A Montgomery native, Bart Starr played at Alabama before entering the NFL as the 200th pick of the 1956 draft. But from that inauspicious start, Starr went on to lead the Packers to five NFL championships and won the Most Valuable Player Award for the first two Super Bowls as the Green Bay quarterback. He was the NFL MVP for the 1966 season and entered the Pro Football Hall of Fame in his first year of eligibility.

In 1965, Bart and Cherry Starr backed the vision of John and Jan Gillespie for the Rawhide program, giving it instant credibility in Wisconsin. But they did more than lend their names to the project — Bart Starr raffled off the Corvette he had received as the Super Bowl II MVP to make the down payment on Rawhide’s campus.

The Corvette is one of the display items at the new museum, which also features Bart Starr’s Pro Football Hall of Fame jacket, his NFL and Super Bowl championship rings and more than 300 love letters written from Bart to Cherry.

The Starrs met at Sidney Lanier High School in Montgomery and married in 1954 when Cherry Starr was attending Auburn and Bart Starr was attending Alabama.

The Starrs were married for 65 years at the time of the Pro Football Hall of Famer’s death in 2019. Cherry Starr died on Feb. 27.

“As you walk through this museum, this is almost like walking through her home and her life,” Loux said. “She was involved in this literally every week for the last three years.
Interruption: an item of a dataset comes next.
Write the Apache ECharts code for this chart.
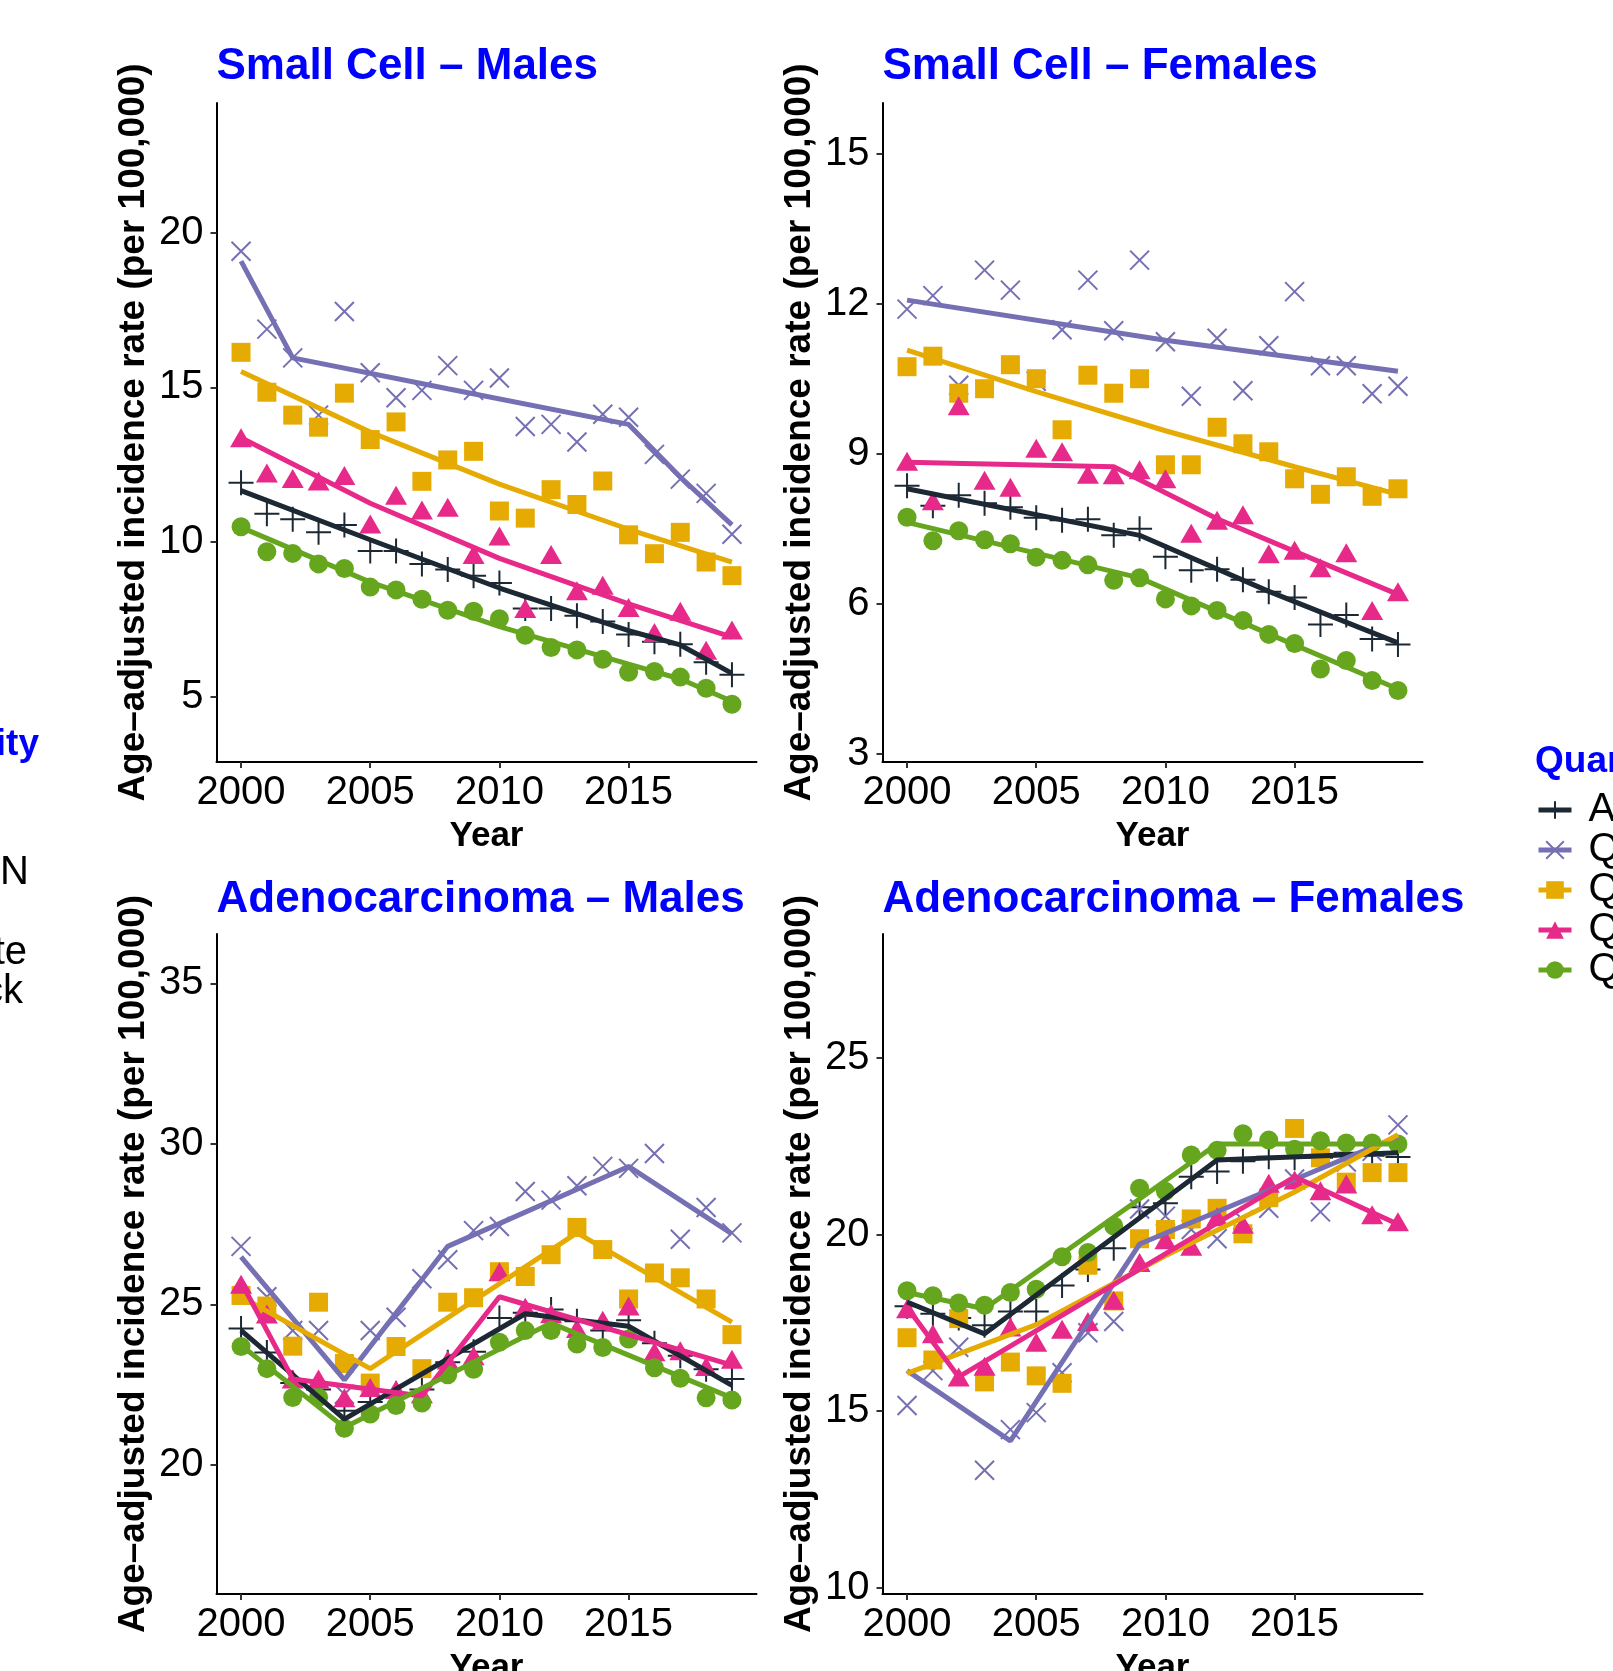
<!DOCTYPE html>
<html><head><meta charset="utf-8">
<script src="https://cdn.jsdelivr.net/npm/echarts@6/dist/echarts.min.js"></script>
<style>html,body{margin:0;padding:0;background:#fff;overflow:hidden}#c{width:1613px;height:1671px}</style>
</head><body><div id="c"></div>
<script>
const years = [2000,2001,2002,2003,2004,2005,2006,2007,2008,2009,2010,2011,2012,2013,2014,2015,2016,2017,2018,2019];
const groupNames = ['All','Q1','Q2','Q3','Q4'];
const xTicks = [2000,2005,2010,2015];
const yTicksSCM = [5,10,15,20];
const yTicksSCF = [3,6,9,12,15];
const yTicksADM = [20,25,30,35];
const yTicksADF = [10,15,20,25];

// Small Cell – Males (observed)
const scM_All = [11.91,10.91,10.73,10.31,10.55,9.71,9.71,9.29,9.11,8.91,8.67,7.85,7.85,7.61,7.43,7.01,6.77,6.69,6.11,5.71];
const scM_Q1 = [19.4,16.88,15.95,14.1,17.45,15.47,14.66,14.9,15.7,14.9,15.3,13.73,13.8,13.23,14.13,14.03,12.83,12.03,11.57,10.25];
const scM_Q2 = [16.13,14.84,14.1,13.71,14.81,13.31,13.88,11.96,12.65,12.93,11.0,10.77,11.69,11.21,11.97,10.23,9.62,10.31,9.35,8.91];
const scM_Q3 = [13.37,12.23,12.05,11.97,12.15,10.58,11.51,11.03,11.12,9.59,10.19,7.85,9.59,8.42,8.6,7.88,7.07,7.76,6.5,7.15];
const scM_Q4 = [10.49,9.68,9.63,9.29,9.14,8.54,8.45,8.15,7.79,7.76,7.52,6.98,6.59,6.51,6.21,5.79,5.81,5.63,5.27,4.75];
// Small Cell – Males (fitted)
const scM_All_fit = [[2000,11.66],[2005,10.07],[2010,8.51],[2015,7.13],[2017,6.67],[2019,5.75]];
const scM_Q1_fit = [[2000,19.08],[2002,15.95],[2008,14.95],[2015,13.8],[2017,12.1],[2019,10.55]];
const scM_Q2_fit = [[2000,15.51],[2005,13.55],[2010,11.87],[2015,10.41],[2019,9.35]];
const scM_Q3_fit = [[2000,13.37],[2005,11.25],[2010,9.47],[2015,8.0],[2019,6.92]];
const scM_Q4_fit = [[2000,10.47],[2005,8.7],[2010,7.26],[2015,6.05],[2017,5.57],[2019,4.85]];

// Small Cell – Females (observed)
const scF_All = [8.36,7.96,8.17,8.01,7.93,7.72,7.67,7.69,7.37,7.5,6.94,6.67,6.69,6.48,6.24,6.13,5.59,5.78,5.3,5.19];
const scF_Q1 = [11.89,12.16,10.37,12.67,12.27,10.45,11.48,12.47,11.46,12.87,11.24,10.15,11.31,10.26,11.16,12.24,10.76,10.76,10.2,10.35];
const scF_Q2 = [10.74,10.95,10.21,10.3,10.78,10.5,9.48,10.57,10.21,10.5,8.78,8.78,9.53,9.2,9.04,8.5,8.19,8.54,8.15,8.3];
const scF_Q3 = [8.85,8.06,9.96,8.47,8.33,9.11,9.04,8.59,8.58,8.68,8.5,7.41,7.67,7.78,7.0,7.07,6.72,7.02,5.87,6.24];
const scF_Q4 = [7.73,7.26,7.46,7.28,7.2,6.93,6.87,6.78,6.47,6.52,6.1,5.96,5.87,5.67,5.39,5.21,4.7,4.87,4.47,4.27];
// Small Cell – Females (fitted)
const scF_All_fit = [[2000,8.3],[2009,7.37],[2014,6.25],[2019,5.22]];
const scF_Q1_fit = [[2000,12.07],[2010,11.27],[2019,10.65]];
const scF_Q2_fit = [[2000,11.07],[2005,10.24],[2010,9.46],[2015,8.74],[2019,8.19]];
const scF_Q3_fit = [[2000,8.83],[2008,8.74],[2012,7.7],[2015,7.05],[2019,6.19]];
const scF_Q4_fit = [[2000,7.63],[2009,6.52],[2014,5.4],[2019,4.3]];

// Adenocarcinoma – Males (observed)
const adM_All = [24.25,23.5,22.55,22.35,21.69,21.96,22.22,22.35,23.2,23.53,24.58,24.74,24.84,24.48,24.19,24.51,23.79,23.4,22.98,22.68];
const adM_Q1 = [26.81,25.24,24.19,24.19,22.2,24.19,24.6,25.8,26.39,27.3,27.43,28.52,28.25,28.7,29.3,29.24,29.7,27.03,28.02,27.23];
const adM_Q2 = [25.28,24.95,23.7,25.07,23.16,22.55,23.69,23.0,25.07,25.21,26.02,25.87,26.55,27.4,26.71,25.17,25.98,25.83,25.17,24.06];
const adM_Q3 = [25.63,24.7,22.68,22.68,22.09,22.41,22.35,22.22,23.27,23.4,26.02,24.91,24.71,24.25,24.51,24.95,23.53,23.56,23.07,23.29];
const adM_Q4 = [23.69,23.0,22.1,22.1,21.14,21.59,21.85,21.93,22.81,22.98,23.82,24.19,24.19,23.77,23.66,23.92,23.03,22.7,22.09,22.02];
// Adenocarcinoma – Males (fitted)
const adM_All_fit = [[2000,24.19],[2004,21.43],[2011,24.71],[2015,24.32],[2019,22.48]];
const adM_Q1_fit = [[2000,26.48],[2004,22.65],[2008,26.81],[2015,29.3],[2019,27.2]];
const adM_Q2_fit = [[2000,25.24],[2005,23.0],[2013,27.23],[2019,24.45]];
const adM_Q3_fit = [[2000,25.7],[2002,22.68],[2007,22.15],[2010,25.24],[2019,23.11]];
const adM_Q4_fit = [[2000,23.73],[2004,21.17],[2012,24.42],[2019,22.09]];

// Adenocarcinoma – Females (observed)
const adF_All = [17.97,17.76,17.64,17.43,17.82,17.82,18.56,19.01,19.61,20.77,20.88,21.63,21.78,22.07,22.2,22.17,22.17,22.31,22.23,22.19];
const adF_Q1 = [15.16,16.15,16.81,13.33,14.48,14.96,16.09,17.22,17.54,20.72,20.52,20.14,19.88,20.41,20.74,21.57,20.64,22.05,22.35,23.1];
const adF_Q2 = [17.08,16.45,17.62,15.83,16.39,16.0,15.79,19.13,18.12,19.88,20.14,20.44,20.74,20.02,21.04,23.0,22.17,21.48,21.75,21.75];
const adF_Q3 = [17.9,17.19,15.97,16.27,17.38,16.95,17.32,17.54,18.14,19.21,19.85,19.67,20.5,20.29,21.45,21.54,21.24,21.43,20.56,20.36];
const adF_Q4 = [18.41,18.27,18.06,18.0,18.36,18.45,19.37,19.49,20.24,21.31,21.22,22.25,22.38,22.85,22.67,22.41,22.65,22.59,22.59,22.56];
// Adenocarcinoma – Females (fitted)
const adF_All_fit = [[2000,18.09],[2003,17.19],[2012,22.11],[2019,22.31]];
const adF_Q1_fit = [[2000,16.15],[2004,14.16],[2009,19.73],[2019,22.77]];
const adF_Q2_fit = [[2000,16.07],[2005,17.45],[2010,19.4],[2015,21.2],[2019,22.82]];
const adF_Q3_fit = [[2000,17.94],[2002,15.97],[2015,21.63],[2019,20.29]];
const adF_Q4_fit = [[2000,18.36],[2003,17.9],[2012,22.56],[2019,22.56]];

// ---------- styling ----------
const FONT = '"Liberation Sans", Arial, Helvetica, sans-serif';
const colors = ['#1C2833','#7570B3','#E6AB02','#E7298A','#66A61E'];
const PLUS = 'path://M0,-10L0,10M-10,0L10,0';
const CROSS = 'path://M-10,-10L10,10M-10,10L10,-10';
const symbols = [PLUS, CROSS, 'rect', 'triangle', 'circle'];
const symSizes = [25, 19, 19, [22,19], 19];
const stroked = [true, true, false, false, false];

const panels = [
  {title:'Small Cell – Males', min:2.886, max:24.19, ticks:yTicksSCM,
   pts:[scM_All,scM_Q1,scM_Q2,scM_Q3,scM_Q4], fits:[scM_All_fit,scM_Q1_fit,scM_Q2_fit,scM_Q3_fit,scM_Q4_fit],
   grid:{left:216.5, top:103, width:540, height:659}, titleTop:45},
  {title:'Small Cell – Females', min:2.84, max:16.01, ticks:yTicksSCF,
   pts:[scF_All,scF_Q1,scF_Q2,scF_Q3,scF_Q4], fits:[scF_All_fit,scF_Q1_fit,scF_Q2_fit,scF_Q3_fit,scF_Q4_fit],
   grid:{left:882.5, top:103, width:540, height:659}, titleTop:45},
  {title:'Adenocarcinoma – Males', min:15.98, max:36.54, ticks:yTicksADM,
   pts:[adM_All,adM_Q1,adM_Q2,adM_Q3,adM_Q4], fits:[adM_All_fit,adM_Q1_fit,adM_Q2_fit,adM_Q3_fit,adM_Q4_fit],
   grid:{left:216.5, top:934, width:540, height:660}, titleTop:878},
  {title:'Adenocarcinoma – Females', min:9.83, max:28.5, ticks:yTicksADF,
   pts:[adF_All,adF_Q1,adF_Q2,adF_Q3,adF_Q4], fits:[adF_All_fit,adF_Q1_fit,adF_Q2_fit,adF_Q3_fit,adF_Q4_fit],
   grid:{left:882.5, top:934, width:540, height:660}, titleTop:878}
];

const axisLineStyle = {show:true, onZero:false, lineStyle:{color:'#000', width:2}};
const grids = [], xAxes = [], yAxes = [], series = [], titles = [];

// dummy series used only for the legend keys
groupNames.forEach((n,k)=>{
  series.push({name:n, type:'line', xAxisIndex:0, yAxisIndex:0, data:[],
    symbol:symbols[k], symbolSize:symSizes[k],
    lineStyle:{color:colors[k], width:5},
    itemStyle: stroked[k] ? {color:'rgba(0,0,0,0)', borderColor:colors[k], borderWidth:2.5} : {color:colors[k]}});
});

panels.forEach((p,i)=>{
  grids.push(Object.assign({containLabel:false, outerBoundsMode:'none'}, p.grid));
  titles.push({text:p.title, left:p.grid.left, top:p.titleTop, padding:0,
    textStyle:{fontSize:44, fontWeight:'bold', color:'#0000FF', fontFamily:FONT, lineHeight:44}});
  xAxes.push({type:'value', gridIndex:i, min:1999.05, max:2019.95,
    name:'Year', nameLocation:'middle', nameGap:57,
    nameTextStyle:{fontSize:35, fontWeight:'bold', color:'#000', fontFamily:FONT},
    axisLine:axisLineStyle,
    axisTick:{show:true, length:6, customValues:xTicks, lineStyle:{color:'#333', width:2}},
    axisLabel:{customValues:xTicks, formatter:v=>String(v), fontSize:40, color:'#000', fontFamily:FONT, margin:11},
    splitLine:{show:false}});
  yAxes.push({type:'value', gridIndex:i, min:p.min, max:p.max,
    name:'Age–adjusted incidence rate (per 100,000)', nameLocation:'middle', nameGap:64, nameRotate:90,
    nameTextStyle:{fontSize:37, fontWeight:'bold', color:'#000', fontFamily:FONT},
    axisLine:axisLineStyle,
    axisTick:{show:true, length:6, customValues:p.ticks, lineStyle:{color:'#333', width:2}},
    axisLabel:{customValues:p.ticks, fontSize:40, color:'#000', fontFamily:FONT, margin:13},
    splitLine:{show:false}});
  p.pts.forEach((arr,k)=>{
    series.push({name:groupNames[k]+' observed '+i, type:'scatter', xAxisIndex:i, yAxisIndex:i, z:2,
      data: years.map((y,j)=>[y, arr[j]]),
      symbol:symbols[k], symbolSize:symSizes[k],
      itemStyle: stroked[k] ? {color:'rgba(0,0,0,0)', borderColor:colors[k], borderWidth:2, opacity:1} : {color:colors[k], opacity:1}});
  });
  p.fits.forEach((arr,k)=>{
    series.push({name:groupNames[k]+' fitted '+i, type:'line', xAxisIndex:i, yAxisIndex:i, z:3,
      data: arr, symbol:'none', showSymbol:false, smooth:false,
      lineStyle:{color:colors[k], width:5}});
  });
});

titles.push({text:'Quartile', left:1535, top:743, padding:0,
  textStyle:{fontSize:37, fontWeight:'bold', color:'#0000FF', fontFamily:FONT, lineHeight:37}});

const option = {
  animation:false,
  backgroundColor:'#fff',
  title: titles,
  grid: grids,
  xAxis: xAxes,
  yAxis: yAxes,
  legend: {data:groupNames, orient:'vertical', left:1536, top:790, itemWidth:33, itemHeight:22, itemGap:0,
    selectedMode:false, padding:0,
    lineStyle:{width:5},
    textStyle:{fontSize:40, color:'#000', fontFamily:FONT, padding:[0,0,0,12]}},
  graphic: [
    {type:'text', style:{text:'Race/Ethnicity', x:39, y:745, textAlign:'right', align:'right', textVerticalAlign:'middle', verticalAlign:'middle', font:'bold 37px '+FONT, fill:'#0000FF'}},
    {type:'text', style:{text:'NH AIAN', x:29, y:873, textAlign:'right', align:'right', textVerticalAlign:'middle', verticalAlign:'middle', font:'40px '+FONT, fill:'#000'}},
    {type:'text', style:{text:'NH White', x:27, y:953, textAlign:'right', align:'right', textVerticalAlign:'middle', verticalAlign:'middle', font:'40px '+FONT, fill:'#000'}},
    {type:'text', style:{text:'NH Black', x:23, y:992, textAlign:'right', align:'right', textVerticalAlign:'middle', verticalAlign:'middle', font:'40px '+FONT, fill:'#000'}}
  ],
  series: series
};
const chart = echarts.init(document.getElementById('c'), null, {renderer:'canvas'});
chart.setOption(option);
</script></body></html>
She was involved in every picture that is shown, every video interview, every display.”

The museum is open from 10 a.m. to 3 p.m. Central on Tuesdays, Wednesdays and Thursdays and from 5 to 8 p.m. every third Friday from June through September during Rawhide’s fish-fry events.

Founded as the Rawhide Boys Ranch, Rawhide Youth Services states its mission is “to help hurting and at-risk youth discover the hope of a healthy and fulfilling life.”